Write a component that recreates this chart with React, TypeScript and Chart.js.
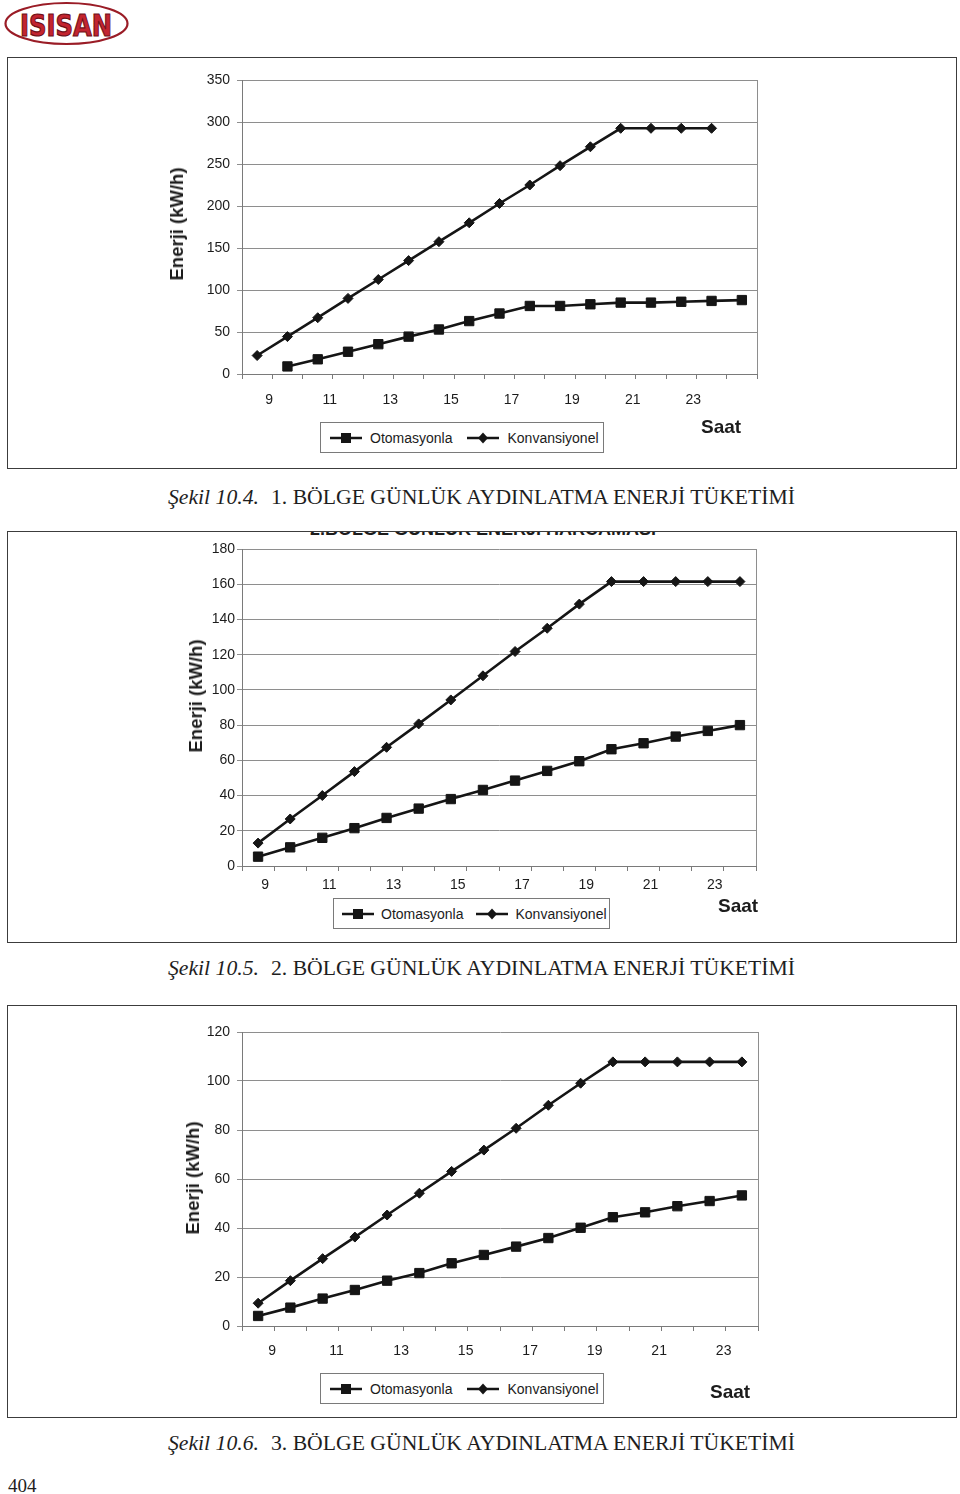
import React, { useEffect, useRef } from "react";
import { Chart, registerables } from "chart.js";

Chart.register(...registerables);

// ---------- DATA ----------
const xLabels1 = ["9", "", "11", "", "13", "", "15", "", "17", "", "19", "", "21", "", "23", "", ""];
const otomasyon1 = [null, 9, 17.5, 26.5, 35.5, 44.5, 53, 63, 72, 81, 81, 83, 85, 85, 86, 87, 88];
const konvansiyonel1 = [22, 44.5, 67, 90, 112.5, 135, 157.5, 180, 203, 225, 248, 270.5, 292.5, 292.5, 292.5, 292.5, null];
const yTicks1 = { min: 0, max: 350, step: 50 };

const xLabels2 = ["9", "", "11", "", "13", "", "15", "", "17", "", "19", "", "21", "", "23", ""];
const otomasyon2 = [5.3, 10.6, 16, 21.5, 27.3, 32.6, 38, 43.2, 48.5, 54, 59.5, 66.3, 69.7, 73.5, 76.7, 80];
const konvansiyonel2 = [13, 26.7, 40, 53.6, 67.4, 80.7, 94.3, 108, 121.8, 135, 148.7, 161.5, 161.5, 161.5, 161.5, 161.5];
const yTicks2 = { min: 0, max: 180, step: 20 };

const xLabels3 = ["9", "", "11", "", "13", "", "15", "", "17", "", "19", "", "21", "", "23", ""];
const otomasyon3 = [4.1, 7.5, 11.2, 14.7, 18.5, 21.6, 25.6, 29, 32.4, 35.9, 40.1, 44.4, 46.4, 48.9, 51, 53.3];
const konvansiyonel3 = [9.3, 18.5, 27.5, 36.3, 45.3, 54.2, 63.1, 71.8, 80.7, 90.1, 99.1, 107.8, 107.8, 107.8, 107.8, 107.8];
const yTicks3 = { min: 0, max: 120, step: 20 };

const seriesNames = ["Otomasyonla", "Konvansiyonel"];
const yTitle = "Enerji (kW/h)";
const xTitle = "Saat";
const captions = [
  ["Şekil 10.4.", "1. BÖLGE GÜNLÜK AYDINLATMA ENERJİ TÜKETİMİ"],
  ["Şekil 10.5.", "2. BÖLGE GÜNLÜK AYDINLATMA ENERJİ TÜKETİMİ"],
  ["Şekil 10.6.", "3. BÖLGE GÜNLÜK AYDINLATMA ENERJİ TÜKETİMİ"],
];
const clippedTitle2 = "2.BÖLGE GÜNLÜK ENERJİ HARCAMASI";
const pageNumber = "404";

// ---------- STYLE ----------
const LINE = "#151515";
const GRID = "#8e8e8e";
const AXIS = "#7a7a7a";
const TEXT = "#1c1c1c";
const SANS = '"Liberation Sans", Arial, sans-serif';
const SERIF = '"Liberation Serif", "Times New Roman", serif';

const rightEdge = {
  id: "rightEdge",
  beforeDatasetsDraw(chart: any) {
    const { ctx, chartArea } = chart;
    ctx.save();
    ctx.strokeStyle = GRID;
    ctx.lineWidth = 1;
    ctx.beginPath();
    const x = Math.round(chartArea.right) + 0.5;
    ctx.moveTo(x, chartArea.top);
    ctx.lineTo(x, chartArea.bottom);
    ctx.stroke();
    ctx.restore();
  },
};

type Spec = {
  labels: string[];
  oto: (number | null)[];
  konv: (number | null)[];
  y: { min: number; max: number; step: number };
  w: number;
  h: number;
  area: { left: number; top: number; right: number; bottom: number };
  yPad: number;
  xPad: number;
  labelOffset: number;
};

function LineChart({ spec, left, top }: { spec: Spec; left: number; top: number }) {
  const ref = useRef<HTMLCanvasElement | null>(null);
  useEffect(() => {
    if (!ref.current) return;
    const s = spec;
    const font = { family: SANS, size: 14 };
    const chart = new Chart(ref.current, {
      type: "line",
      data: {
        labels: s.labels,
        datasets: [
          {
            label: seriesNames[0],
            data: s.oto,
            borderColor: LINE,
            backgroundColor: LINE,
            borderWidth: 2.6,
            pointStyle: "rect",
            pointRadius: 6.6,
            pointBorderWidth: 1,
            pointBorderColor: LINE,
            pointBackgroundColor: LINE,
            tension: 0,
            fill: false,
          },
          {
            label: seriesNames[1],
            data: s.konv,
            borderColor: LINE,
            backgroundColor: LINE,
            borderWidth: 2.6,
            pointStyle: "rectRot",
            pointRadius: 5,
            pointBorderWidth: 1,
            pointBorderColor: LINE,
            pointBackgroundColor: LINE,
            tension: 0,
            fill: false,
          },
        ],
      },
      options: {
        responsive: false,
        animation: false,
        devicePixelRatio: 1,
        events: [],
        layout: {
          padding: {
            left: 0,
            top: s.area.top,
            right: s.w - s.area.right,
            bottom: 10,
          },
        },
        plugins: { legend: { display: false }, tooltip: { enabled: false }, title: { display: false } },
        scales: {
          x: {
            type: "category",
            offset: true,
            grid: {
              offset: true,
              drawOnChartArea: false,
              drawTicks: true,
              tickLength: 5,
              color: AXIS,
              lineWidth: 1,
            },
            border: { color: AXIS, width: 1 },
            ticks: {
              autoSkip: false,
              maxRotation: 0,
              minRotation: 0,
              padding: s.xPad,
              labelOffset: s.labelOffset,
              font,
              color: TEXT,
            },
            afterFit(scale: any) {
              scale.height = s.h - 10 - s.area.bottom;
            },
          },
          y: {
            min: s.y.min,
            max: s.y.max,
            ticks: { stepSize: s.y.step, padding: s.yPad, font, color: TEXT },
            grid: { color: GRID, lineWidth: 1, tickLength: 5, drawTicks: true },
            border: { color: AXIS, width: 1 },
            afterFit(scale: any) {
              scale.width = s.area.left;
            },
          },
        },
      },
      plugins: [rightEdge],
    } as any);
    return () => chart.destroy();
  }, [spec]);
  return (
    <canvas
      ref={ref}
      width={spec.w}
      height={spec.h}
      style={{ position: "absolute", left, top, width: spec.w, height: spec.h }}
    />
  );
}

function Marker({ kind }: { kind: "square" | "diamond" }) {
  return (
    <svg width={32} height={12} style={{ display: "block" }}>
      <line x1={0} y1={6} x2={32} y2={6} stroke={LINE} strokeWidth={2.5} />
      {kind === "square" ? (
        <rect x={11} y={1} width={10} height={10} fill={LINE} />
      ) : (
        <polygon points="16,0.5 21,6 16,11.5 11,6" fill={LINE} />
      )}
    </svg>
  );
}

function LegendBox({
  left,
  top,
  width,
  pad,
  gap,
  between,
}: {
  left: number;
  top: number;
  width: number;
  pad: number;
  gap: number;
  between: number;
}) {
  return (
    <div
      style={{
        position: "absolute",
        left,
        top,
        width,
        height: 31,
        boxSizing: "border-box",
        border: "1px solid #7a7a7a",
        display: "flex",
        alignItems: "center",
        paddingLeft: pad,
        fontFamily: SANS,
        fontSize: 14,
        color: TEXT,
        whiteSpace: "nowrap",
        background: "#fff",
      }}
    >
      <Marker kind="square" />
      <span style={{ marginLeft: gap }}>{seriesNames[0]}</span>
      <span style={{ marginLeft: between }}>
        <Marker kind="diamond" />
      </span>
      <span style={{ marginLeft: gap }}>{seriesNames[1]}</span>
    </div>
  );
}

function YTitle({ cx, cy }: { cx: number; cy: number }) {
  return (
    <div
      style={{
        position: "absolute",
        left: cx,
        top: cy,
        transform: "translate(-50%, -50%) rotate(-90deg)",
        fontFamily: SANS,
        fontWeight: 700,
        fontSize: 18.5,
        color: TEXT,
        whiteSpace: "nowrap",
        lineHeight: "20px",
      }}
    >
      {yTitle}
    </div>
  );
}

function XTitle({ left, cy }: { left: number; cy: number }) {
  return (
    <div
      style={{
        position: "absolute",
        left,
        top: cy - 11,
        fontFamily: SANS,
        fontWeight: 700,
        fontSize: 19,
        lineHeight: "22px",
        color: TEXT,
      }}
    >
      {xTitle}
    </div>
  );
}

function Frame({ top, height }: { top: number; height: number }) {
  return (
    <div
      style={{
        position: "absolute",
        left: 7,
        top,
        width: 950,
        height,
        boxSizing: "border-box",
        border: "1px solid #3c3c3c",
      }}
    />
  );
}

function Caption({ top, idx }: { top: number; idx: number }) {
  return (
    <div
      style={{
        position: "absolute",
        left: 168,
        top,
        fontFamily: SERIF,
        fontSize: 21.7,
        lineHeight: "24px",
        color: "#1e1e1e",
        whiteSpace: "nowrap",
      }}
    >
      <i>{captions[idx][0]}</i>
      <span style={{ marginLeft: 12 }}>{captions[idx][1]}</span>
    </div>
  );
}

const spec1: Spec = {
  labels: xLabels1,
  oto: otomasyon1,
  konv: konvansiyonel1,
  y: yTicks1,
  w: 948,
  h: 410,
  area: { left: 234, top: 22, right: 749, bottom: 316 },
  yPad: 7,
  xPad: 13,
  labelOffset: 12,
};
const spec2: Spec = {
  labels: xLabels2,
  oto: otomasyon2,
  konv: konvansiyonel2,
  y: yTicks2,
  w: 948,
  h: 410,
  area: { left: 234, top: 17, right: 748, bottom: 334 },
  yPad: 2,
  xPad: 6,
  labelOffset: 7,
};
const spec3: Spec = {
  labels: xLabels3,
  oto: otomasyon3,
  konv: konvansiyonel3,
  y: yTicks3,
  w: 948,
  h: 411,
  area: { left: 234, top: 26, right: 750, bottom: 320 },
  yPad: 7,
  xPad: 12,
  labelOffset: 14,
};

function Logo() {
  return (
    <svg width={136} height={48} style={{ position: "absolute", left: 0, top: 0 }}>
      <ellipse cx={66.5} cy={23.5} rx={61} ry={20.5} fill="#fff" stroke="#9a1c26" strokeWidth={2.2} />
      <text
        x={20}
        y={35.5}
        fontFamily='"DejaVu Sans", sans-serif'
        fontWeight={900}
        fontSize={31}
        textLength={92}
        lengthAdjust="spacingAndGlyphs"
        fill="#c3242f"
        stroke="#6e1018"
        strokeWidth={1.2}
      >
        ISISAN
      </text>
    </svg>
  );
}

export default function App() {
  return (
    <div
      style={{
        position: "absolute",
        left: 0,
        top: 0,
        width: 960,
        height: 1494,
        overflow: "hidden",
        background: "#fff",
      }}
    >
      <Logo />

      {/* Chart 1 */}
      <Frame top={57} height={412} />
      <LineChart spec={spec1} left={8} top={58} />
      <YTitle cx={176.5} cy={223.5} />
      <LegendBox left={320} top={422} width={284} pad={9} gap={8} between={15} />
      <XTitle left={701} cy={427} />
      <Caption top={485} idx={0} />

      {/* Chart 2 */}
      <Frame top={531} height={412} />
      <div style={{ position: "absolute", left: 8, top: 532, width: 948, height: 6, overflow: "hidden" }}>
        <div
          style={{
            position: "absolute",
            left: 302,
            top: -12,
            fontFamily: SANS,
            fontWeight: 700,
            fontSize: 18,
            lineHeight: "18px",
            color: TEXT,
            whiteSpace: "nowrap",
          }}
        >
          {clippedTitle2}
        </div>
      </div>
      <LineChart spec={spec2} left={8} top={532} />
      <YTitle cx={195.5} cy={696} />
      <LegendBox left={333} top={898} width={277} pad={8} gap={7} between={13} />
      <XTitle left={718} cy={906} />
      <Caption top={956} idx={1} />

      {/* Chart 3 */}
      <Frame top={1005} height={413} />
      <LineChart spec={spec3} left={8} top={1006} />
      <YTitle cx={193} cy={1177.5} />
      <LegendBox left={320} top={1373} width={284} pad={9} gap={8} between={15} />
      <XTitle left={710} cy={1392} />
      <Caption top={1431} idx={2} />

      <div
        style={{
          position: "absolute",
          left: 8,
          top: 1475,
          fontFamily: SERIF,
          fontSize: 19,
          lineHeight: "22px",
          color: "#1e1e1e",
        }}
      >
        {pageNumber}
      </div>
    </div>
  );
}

- _Given exercise_: Every line from the top of the material above through the line with "120, step: 20" should be duplicated exactly, please; leave out the pictures.

- _Finished task_:
Write a component that recreates this chart with React, TypeScript and Chart.js.
import React, { useEffect, useRef } from "react";
import { Chart, registerables } from "chart.js";

Chart.register(...registerables);

// ---------- DATA ----------
const xLabels1 = ["9", "", "11", "", "13", "", "15", "", "17", "", "19", "", "21", "", "23", "", ""];
const otomasyon1 = [null, 9, 17.5, 26.5, 35.5, 44.5, 53, 63, 72, 81, 81, 83, 85, 85, 86, 87, 88];
const konvansiyonel1 = [22, 44.5, 67, 90, 112.5, 135, 157.5, 180, 203, 225, 248, 270.5, 292.5, 292.5, 292.5, 292.5, null];
const yTicks1 = { min: 0, max: 350, step: 50 };

const xLabels2 = ["9", "", "11", "", "13", "", "15", "", "17", "", "19", "", "21", "", "23", ""];
const otomasyon2 = [5.3, 10.6, 16, 21.5, 27.3, 32.6, 38, 43.2, 48.5, 54, 59.5, 66.3, 69.7, 73.5, 76.7, 80];
const konvansiyonel2 = [13, 26.7, 40, 53.6, 67.4, 80.7, 94.3, 108, 121.8, 135, 148.7, 161.5, 161.5, 161.5, 161.5, 161.5];
const yTicks2 = { min: 0, max: 180, step: 20 };

const xLabels3 = ["9", "", "11", "", "13", "", "15", "", "17", "", "19", "", "21", "", "23", ""];
const otomasyon3 = [4.1, 7.5, 11.2, 14.7, 18.5, 21.6, 25.6, 29, 32.4, 35.9, 40.1, 44.4, 46.4, 48.9, 51, 53.3];
const konvansiyonel3 = [9.3, 18.5, 27.5, 36.3, 45.3, 54.2, 63.1, 71.8, 80.7, 90.1, 99.1, 107.8, 107.8, 107.8, 107.8, 107.8];
const yTicks3 = { min: 0, max: 120, step: 20 };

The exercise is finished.